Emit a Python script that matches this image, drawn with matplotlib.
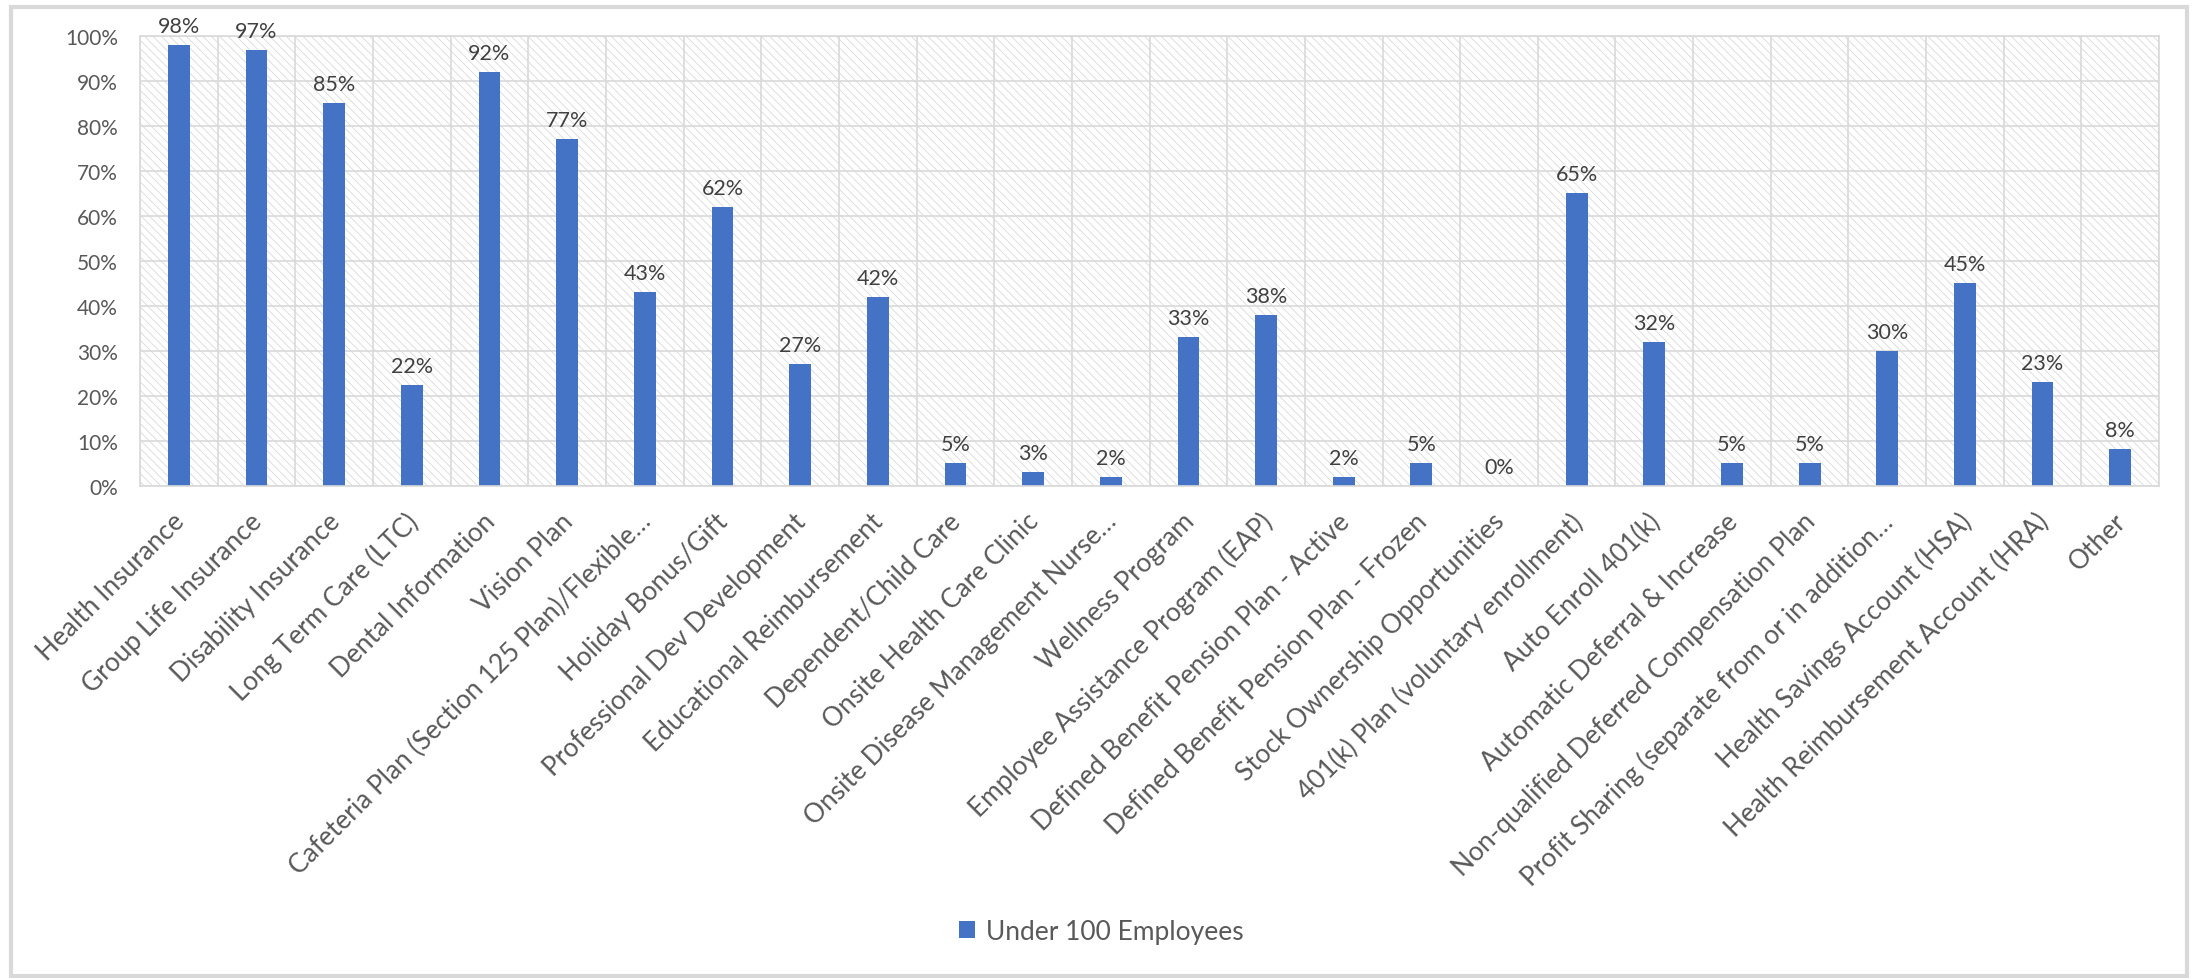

○ ○ ○

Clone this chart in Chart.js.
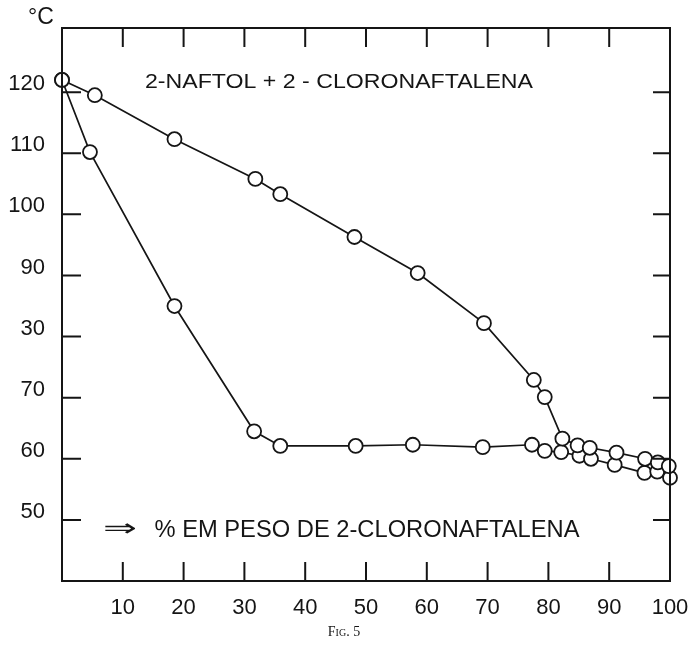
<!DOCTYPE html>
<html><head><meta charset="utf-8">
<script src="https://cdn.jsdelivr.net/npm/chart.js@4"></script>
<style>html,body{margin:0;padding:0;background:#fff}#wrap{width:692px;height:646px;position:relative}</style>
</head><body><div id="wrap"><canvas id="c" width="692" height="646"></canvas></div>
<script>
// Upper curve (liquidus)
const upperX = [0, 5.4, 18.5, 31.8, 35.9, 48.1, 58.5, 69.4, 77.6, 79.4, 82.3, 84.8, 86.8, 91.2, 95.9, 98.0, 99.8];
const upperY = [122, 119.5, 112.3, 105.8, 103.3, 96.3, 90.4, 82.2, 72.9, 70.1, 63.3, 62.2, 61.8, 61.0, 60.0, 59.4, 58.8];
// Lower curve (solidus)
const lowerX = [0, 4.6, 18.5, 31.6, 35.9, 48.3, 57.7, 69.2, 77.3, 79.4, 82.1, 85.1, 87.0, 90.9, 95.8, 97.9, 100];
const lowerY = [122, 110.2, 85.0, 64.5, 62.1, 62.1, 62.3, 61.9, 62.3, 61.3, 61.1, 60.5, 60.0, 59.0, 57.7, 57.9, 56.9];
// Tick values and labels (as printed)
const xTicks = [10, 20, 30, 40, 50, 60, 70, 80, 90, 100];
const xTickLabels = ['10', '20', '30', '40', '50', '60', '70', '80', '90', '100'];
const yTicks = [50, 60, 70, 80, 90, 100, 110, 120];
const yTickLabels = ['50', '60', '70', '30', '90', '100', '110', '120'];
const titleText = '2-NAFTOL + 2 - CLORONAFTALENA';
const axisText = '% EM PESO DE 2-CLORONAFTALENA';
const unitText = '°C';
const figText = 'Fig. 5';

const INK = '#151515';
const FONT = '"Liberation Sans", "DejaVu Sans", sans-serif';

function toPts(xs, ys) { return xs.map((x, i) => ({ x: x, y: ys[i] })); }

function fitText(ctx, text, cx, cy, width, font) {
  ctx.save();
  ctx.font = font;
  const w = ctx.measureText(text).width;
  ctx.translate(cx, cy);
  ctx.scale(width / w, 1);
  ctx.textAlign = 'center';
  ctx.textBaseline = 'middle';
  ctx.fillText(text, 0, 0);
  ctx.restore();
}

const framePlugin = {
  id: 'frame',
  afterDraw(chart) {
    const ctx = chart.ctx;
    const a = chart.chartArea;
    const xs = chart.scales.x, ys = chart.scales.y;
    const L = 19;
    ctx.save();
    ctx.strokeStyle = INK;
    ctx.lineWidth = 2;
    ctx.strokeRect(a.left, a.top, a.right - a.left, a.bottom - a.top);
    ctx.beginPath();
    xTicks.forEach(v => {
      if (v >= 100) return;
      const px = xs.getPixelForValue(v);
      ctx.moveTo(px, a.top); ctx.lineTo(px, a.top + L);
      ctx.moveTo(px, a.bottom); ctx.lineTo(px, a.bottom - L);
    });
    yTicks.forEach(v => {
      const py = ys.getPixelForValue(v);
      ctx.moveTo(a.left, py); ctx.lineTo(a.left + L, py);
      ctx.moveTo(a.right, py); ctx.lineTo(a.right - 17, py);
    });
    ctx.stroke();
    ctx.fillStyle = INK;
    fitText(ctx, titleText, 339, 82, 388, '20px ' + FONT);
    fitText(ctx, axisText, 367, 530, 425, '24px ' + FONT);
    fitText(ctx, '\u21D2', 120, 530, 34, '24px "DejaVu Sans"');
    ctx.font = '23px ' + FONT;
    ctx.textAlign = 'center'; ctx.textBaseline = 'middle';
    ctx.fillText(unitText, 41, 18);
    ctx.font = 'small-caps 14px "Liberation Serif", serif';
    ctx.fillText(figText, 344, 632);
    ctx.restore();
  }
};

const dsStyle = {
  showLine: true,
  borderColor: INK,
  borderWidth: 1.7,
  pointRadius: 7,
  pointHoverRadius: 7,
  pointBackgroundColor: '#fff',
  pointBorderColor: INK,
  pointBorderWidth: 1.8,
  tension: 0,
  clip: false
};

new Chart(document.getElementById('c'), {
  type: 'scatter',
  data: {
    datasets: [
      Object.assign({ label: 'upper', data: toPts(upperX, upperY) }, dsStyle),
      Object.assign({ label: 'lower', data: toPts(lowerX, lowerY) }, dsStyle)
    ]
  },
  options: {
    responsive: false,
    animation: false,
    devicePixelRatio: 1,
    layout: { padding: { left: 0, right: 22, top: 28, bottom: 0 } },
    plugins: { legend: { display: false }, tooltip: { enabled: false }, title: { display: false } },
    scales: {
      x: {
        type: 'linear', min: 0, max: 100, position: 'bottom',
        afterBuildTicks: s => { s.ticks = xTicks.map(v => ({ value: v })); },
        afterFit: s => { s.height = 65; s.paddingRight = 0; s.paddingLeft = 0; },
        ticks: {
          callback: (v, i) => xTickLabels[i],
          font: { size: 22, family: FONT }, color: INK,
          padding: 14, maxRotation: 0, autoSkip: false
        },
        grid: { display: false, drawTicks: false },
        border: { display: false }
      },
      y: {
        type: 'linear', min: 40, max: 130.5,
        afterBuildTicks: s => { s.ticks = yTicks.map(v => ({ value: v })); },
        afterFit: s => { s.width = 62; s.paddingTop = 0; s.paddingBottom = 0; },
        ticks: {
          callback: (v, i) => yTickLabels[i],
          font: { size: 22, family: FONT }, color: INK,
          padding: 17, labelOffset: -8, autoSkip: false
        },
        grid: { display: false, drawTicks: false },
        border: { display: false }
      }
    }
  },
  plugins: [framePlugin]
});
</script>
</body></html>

○ ○ ○

> _Problem statement_
Copy the lines above exactly, starting at the one with "Clone this chart in Chart.js." and ending at the one with "function toPts(xs, ys)", both included. Leave out any pictures and add nothing else.

> _Correct result_
Clone this chart in Chart.js.
<!DOCTYPE html>
<html><head><meta charset="utf-8">
<script src="https://cdn.jsdelivr.net/npm/chart.js@4"></script>
<style>html,body{margin:0;padding:0;background:#fff}#wrap{width:692px;height:646px;position:relative}</style>
</head><body><div id="wrap"><canvas id="c" width="692" height="646"></canvas></div>
<script>
// Upper curve (liquidus)
const upperX = [0, 5.4, 18.5, 31.8, 35.9, 48.1, 58.5, 69.4, 77.6, 79.4, 82.3, 84.8, 86.8, 91.2, 95.9, 98.0, 99.8];
const upperY = [122, 119.5, 112.3, 105.8, 103.3, 96.3, 90.4, 82.2, 72.9, 70.1, 63.3, 62.2, 61.8, 61.0, 60.0, 59.4, 58.8];
// Lower curve (solidus)
const lowerX = [0, 4.6, 18.5, 31.6, 35.9, 48.3, 57.7, 69.2, 77.3, 79.4, 82.1, 85.1, 87.0, 90.9, 95.8, 97.9, 100];
const lowerY = [122, 110.2, 85.0, 64.5, 62.1, 62.1, 62.3, 61.9, 62.3, 61.3, 61.1, 60.5, 60.0, 59.0, 57.7, 57.9, 56.9];
// Tick values and labels (as printed)
const xTicks = [10, 20, 30, 40, 50, 60, 70, 80, 90, 100];
const xTickLabels = ['10', '20', '30', '40', '50', '60', '70', '80', '90', '100'];
const yTicks = [50, 60, 70, 80, 90, 100, 110, 120];
const yTickLabels = ['50', '60', '70', '30', '90', '100', '110', '120'];
const titleText = '2-NAFTOL + 2 - CLORONAFTALENA';
const axisText = '% EM PESO DE 2-CLORONAFTALENA';
const unitText = '°C';
const figText = 'Fig. 5';

const INK = '#151515';
const FONT = '"Liberation Sans", "DejaVu Sans", sans-serif';

function toPts(xs, ys) { return xs.map((x, i) => ({ x: x, y: ys[i] })); }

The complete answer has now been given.